- [Directions]:
Pick out each line of the records in which the word "with" appears.

- [Data shown]:

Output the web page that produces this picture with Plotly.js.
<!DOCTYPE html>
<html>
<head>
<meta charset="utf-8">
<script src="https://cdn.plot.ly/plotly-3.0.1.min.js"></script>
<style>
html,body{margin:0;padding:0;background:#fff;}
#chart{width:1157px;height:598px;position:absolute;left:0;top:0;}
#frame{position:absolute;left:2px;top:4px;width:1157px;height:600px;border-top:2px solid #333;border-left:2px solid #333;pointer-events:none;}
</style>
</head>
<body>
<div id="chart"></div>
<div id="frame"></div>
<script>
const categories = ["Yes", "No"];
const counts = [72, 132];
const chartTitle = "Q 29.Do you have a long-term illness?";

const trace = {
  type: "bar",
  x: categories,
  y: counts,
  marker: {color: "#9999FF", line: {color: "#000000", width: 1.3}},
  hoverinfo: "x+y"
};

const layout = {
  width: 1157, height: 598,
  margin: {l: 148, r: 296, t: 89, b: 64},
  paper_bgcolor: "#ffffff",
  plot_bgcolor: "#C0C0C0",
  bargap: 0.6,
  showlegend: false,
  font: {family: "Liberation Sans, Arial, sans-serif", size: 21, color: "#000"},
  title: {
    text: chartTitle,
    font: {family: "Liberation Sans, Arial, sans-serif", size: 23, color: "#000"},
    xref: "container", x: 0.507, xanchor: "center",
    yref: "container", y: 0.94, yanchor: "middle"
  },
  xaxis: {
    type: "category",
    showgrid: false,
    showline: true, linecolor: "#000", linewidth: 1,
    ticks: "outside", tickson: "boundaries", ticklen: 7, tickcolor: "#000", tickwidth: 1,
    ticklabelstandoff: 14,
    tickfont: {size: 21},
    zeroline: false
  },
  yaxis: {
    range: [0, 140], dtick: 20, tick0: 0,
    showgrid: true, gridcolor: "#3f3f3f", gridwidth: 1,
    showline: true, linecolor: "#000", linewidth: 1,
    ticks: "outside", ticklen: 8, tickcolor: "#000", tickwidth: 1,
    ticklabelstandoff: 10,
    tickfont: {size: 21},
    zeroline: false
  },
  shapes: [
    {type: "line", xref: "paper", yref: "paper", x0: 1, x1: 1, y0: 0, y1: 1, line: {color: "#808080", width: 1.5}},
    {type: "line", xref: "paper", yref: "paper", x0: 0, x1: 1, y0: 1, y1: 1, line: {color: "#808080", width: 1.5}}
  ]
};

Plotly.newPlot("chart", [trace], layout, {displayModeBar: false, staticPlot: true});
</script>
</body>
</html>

--

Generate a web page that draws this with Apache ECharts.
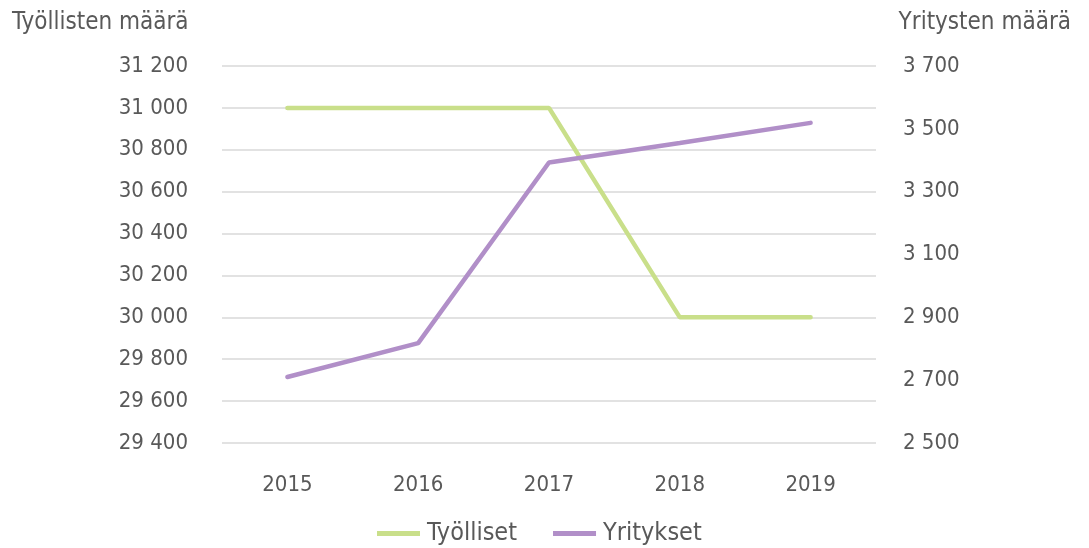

- [Exercise answer]:
Output the web page that produces this picture with Plotly.js.
Generate a web page that draws this with Apache ECharts.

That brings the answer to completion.